### Exercise
Don't include pictures. Quote the lines below from the first through the line that contains "import pandas as pd".

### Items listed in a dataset
-*-*-

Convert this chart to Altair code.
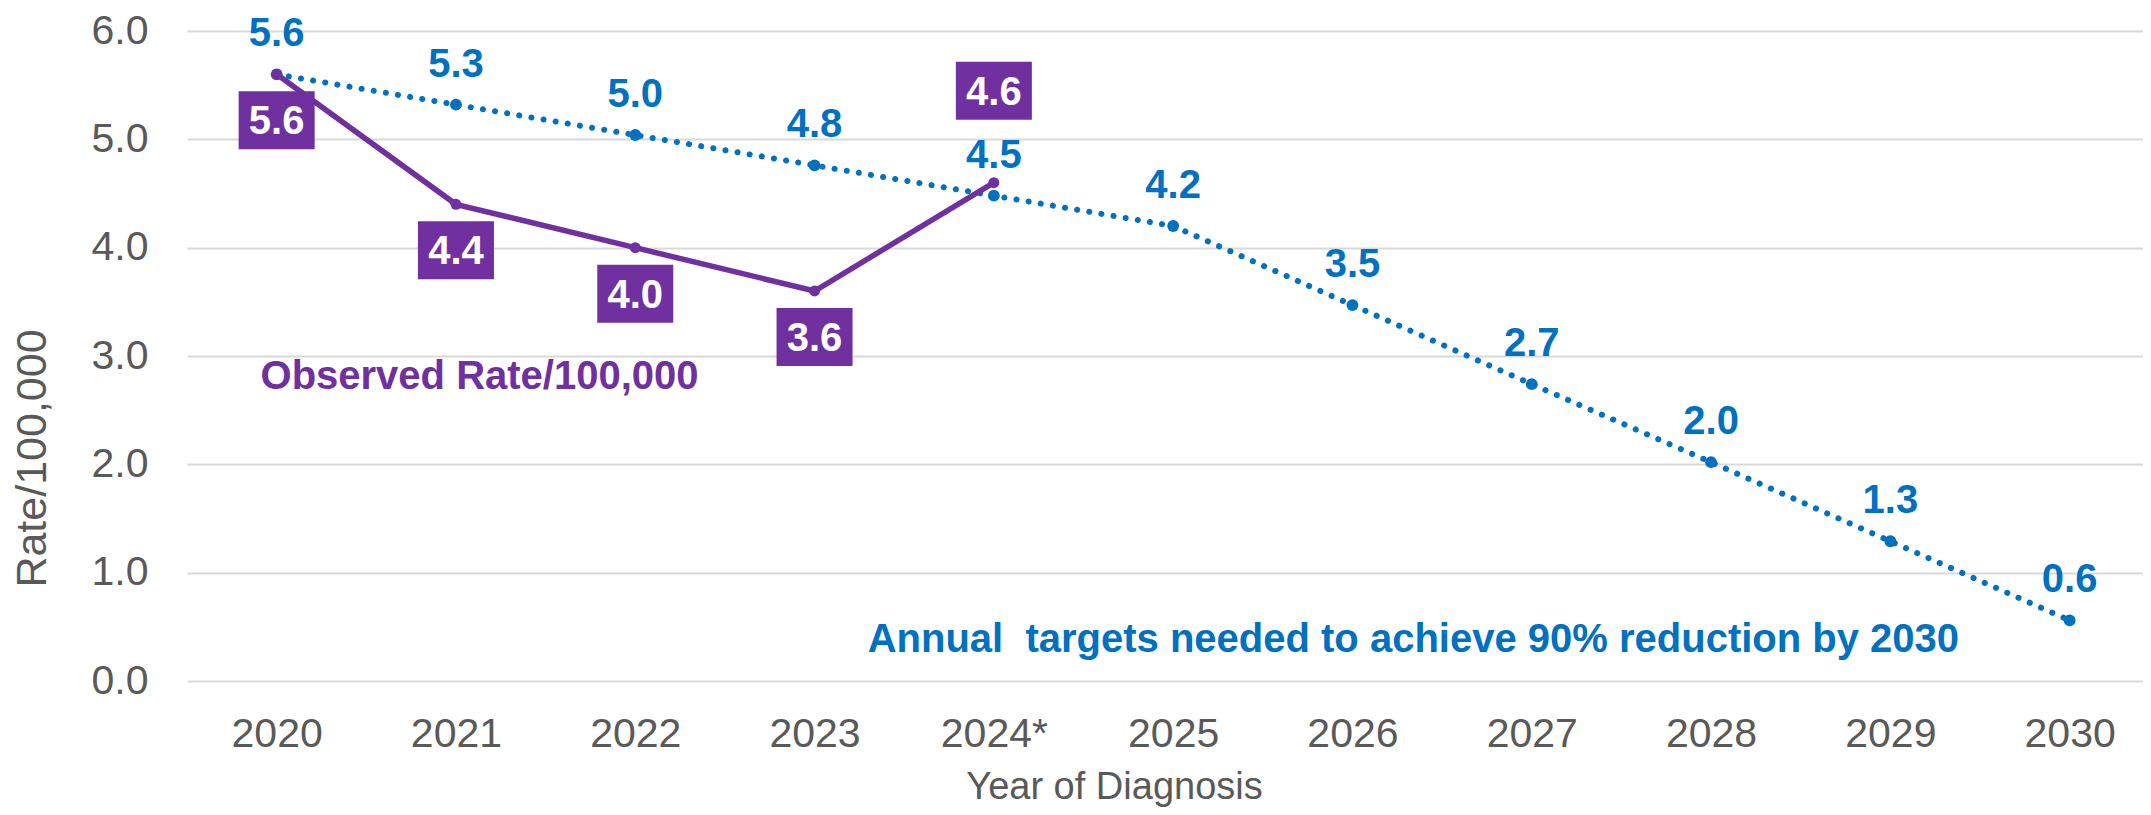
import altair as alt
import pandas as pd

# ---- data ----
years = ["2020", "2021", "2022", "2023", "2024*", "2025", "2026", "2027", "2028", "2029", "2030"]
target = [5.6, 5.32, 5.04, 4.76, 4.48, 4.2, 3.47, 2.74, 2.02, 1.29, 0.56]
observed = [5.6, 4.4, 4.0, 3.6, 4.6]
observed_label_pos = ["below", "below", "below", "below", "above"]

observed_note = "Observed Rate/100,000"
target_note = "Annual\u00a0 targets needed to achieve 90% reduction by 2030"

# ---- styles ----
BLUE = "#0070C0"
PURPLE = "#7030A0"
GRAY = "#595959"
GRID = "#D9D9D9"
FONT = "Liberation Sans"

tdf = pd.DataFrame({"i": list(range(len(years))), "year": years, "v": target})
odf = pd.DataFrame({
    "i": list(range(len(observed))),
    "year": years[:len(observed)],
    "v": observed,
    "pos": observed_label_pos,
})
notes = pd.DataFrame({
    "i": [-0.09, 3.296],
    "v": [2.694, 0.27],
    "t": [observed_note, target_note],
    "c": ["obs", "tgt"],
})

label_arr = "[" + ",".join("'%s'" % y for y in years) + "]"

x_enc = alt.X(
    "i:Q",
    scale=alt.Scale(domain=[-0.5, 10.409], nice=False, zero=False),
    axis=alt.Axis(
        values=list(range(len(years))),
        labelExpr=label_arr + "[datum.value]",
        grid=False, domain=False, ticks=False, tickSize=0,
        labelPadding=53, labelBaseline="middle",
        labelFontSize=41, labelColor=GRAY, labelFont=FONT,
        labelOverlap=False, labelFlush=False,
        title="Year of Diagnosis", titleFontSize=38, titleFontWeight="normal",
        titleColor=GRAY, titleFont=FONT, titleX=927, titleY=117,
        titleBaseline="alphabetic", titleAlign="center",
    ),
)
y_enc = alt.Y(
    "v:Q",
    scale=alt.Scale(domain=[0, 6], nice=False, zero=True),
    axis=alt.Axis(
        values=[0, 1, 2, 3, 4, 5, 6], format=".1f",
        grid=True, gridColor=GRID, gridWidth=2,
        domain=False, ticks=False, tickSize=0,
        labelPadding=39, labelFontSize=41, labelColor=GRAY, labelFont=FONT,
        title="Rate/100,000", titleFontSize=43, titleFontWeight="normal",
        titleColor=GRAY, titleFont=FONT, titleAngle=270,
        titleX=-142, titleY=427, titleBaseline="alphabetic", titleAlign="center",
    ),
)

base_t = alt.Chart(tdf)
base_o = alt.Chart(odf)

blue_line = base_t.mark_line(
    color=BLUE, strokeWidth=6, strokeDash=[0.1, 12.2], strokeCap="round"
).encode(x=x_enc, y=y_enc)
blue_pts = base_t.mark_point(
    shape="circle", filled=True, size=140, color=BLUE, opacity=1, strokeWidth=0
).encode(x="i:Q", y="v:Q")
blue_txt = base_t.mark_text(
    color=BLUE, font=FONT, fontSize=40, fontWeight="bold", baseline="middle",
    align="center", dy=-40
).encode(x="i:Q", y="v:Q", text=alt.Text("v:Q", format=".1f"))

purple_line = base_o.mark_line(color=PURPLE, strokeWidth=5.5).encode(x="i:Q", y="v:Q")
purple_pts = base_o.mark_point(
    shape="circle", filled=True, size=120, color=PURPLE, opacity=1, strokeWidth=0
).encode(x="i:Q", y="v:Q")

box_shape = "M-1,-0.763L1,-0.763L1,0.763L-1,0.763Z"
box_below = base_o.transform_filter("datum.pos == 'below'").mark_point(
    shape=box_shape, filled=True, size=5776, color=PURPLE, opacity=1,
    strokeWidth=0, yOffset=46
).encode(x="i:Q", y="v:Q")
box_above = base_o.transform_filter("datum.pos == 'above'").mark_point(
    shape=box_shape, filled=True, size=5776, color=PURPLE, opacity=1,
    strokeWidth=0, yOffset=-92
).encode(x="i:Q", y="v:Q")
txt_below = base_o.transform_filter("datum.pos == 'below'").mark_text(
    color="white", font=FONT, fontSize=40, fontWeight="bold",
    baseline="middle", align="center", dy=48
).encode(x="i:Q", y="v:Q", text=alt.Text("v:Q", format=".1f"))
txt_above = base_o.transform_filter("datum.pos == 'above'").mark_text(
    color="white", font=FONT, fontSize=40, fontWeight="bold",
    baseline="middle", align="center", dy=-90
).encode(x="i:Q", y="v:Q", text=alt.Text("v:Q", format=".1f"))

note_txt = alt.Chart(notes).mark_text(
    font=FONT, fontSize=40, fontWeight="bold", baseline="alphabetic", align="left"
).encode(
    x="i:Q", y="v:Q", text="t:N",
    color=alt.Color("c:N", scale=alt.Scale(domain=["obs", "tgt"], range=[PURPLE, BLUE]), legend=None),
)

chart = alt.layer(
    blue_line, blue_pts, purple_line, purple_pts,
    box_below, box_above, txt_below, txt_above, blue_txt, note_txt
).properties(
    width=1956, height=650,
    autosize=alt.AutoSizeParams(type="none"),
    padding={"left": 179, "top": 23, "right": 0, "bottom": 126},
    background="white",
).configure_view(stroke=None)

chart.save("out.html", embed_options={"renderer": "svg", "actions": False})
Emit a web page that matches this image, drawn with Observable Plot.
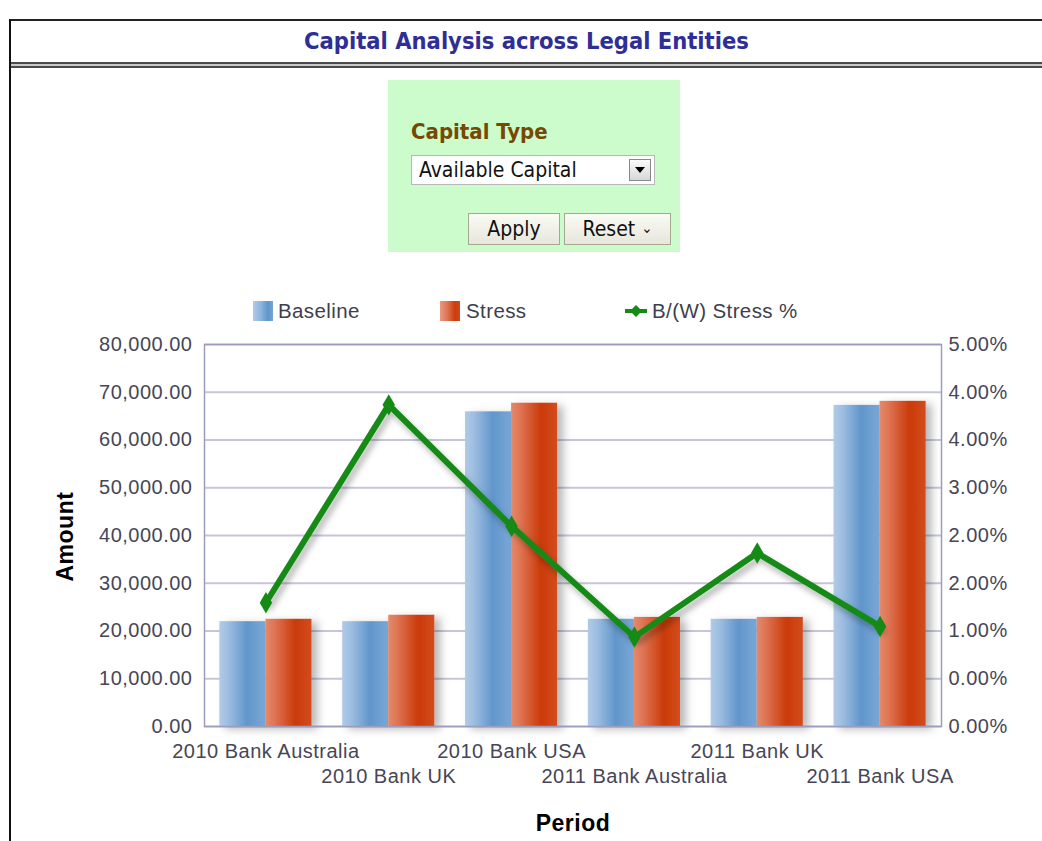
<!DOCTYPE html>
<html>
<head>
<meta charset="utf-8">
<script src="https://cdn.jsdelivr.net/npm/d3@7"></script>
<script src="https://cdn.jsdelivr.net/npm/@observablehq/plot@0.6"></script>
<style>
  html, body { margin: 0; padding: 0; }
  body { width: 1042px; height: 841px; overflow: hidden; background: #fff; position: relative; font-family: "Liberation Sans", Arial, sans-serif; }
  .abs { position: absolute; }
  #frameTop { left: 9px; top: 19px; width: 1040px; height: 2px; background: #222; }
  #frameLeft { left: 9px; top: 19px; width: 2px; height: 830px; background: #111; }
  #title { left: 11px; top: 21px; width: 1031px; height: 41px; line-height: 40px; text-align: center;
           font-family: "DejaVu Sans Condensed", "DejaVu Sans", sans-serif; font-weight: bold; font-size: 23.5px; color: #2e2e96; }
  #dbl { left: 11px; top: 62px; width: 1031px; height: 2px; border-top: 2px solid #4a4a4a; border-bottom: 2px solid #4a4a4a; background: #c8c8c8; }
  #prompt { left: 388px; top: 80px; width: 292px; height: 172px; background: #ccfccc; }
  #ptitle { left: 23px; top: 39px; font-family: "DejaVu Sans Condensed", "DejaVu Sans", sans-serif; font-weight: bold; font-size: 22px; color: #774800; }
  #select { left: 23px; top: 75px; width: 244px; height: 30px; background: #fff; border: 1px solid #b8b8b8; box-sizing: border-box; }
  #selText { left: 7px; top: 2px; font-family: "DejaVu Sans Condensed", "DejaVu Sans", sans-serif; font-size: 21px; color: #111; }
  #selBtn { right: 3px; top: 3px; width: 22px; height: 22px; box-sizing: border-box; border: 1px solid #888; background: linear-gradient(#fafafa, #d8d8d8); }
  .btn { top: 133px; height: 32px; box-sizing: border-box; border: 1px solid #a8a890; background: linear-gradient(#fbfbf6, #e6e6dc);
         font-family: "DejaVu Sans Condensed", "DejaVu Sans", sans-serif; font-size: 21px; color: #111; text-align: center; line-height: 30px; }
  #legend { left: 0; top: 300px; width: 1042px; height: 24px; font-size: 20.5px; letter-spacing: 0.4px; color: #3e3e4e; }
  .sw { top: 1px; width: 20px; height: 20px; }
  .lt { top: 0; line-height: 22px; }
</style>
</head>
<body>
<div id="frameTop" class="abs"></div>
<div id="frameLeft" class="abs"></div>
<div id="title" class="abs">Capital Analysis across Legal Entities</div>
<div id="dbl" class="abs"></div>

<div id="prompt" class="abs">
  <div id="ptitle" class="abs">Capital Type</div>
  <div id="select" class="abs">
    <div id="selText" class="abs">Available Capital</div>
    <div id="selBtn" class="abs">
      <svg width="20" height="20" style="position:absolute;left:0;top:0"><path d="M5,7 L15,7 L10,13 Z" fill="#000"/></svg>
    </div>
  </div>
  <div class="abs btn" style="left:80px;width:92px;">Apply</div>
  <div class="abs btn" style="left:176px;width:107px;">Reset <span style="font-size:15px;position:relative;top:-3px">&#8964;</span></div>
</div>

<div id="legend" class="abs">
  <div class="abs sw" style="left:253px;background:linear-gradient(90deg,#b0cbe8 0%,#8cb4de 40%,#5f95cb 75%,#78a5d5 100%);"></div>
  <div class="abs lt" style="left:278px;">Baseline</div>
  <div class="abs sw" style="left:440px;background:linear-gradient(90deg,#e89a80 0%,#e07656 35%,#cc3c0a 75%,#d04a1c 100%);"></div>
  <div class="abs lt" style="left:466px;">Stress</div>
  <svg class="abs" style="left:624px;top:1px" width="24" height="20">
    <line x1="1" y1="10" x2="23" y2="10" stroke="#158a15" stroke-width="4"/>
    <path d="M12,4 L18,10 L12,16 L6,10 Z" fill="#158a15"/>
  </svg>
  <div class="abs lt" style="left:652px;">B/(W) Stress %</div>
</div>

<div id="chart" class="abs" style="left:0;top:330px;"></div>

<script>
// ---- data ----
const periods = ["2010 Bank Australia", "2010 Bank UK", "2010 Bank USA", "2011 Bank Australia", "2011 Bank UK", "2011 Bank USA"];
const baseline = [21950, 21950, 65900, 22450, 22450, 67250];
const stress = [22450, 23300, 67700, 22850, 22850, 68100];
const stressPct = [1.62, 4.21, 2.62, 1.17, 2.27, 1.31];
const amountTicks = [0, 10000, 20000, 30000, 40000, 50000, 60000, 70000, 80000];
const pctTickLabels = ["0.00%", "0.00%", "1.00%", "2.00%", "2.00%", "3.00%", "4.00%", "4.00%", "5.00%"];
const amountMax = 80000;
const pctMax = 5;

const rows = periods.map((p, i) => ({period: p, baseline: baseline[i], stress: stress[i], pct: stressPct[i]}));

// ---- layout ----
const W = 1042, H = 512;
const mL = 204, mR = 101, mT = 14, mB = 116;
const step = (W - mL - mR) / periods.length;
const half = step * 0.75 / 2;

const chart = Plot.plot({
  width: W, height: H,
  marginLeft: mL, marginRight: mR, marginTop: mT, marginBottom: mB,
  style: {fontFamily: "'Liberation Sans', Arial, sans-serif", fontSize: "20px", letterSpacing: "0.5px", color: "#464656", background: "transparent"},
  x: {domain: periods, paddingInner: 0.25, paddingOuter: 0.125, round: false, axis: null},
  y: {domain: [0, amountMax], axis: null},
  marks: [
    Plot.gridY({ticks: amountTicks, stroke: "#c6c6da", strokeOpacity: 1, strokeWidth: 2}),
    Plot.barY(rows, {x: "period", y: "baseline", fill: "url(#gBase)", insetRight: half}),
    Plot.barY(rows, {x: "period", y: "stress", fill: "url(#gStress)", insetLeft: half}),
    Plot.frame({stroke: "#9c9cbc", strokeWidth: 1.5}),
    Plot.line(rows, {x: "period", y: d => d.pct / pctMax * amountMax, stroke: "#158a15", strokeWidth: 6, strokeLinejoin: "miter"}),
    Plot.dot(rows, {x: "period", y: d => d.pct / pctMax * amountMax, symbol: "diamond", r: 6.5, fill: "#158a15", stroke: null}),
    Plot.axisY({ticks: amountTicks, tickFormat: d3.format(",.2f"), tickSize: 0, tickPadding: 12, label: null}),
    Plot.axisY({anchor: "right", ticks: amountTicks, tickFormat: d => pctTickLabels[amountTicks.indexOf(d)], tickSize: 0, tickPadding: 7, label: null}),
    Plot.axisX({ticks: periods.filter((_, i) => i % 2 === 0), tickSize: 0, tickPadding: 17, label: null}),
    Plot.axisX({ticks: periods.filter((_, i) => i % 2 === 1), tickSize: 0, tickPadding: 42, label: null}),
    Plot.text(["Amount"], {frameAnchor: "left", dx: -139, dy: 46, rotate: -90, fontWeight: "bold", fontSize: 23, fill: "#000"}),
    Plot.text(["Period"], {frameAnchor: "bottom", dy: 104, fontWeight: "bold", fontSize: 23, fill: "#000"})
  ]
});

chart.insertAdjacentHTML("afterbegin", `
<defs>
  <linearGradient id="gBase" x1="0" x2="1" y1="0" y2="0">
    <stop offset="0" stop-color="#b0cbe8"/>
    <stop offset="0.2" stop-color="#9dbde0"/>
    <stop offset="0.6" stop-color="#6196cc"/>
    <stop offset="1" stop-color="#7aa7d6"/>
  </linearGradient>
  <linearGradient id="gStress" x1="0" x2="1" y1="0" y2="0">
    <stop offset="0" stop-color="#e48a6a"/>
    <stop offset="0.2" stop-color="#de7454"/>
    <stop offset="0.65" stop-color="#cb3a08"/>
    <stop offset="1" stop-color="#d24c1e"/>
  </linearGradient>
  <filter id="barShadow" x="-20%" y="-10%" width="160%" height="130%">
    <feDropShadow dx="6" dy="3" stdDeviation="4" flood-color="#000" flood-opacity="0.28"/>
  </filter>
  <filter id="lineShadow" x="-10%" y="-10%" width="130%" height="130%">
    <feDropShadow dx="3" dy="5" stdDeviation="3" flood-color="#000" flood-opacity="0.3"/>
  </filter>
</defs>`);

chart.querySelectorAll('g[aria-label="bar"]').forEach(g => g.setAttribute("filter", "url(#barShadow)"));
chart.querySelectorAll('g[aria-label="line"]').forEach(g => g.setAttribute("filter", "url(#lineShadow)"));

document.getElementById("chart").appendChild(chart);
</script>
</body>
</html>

-*-*-

### Problem solution
Convert this chart to Altair code.
import altair as alt
import pandas as pd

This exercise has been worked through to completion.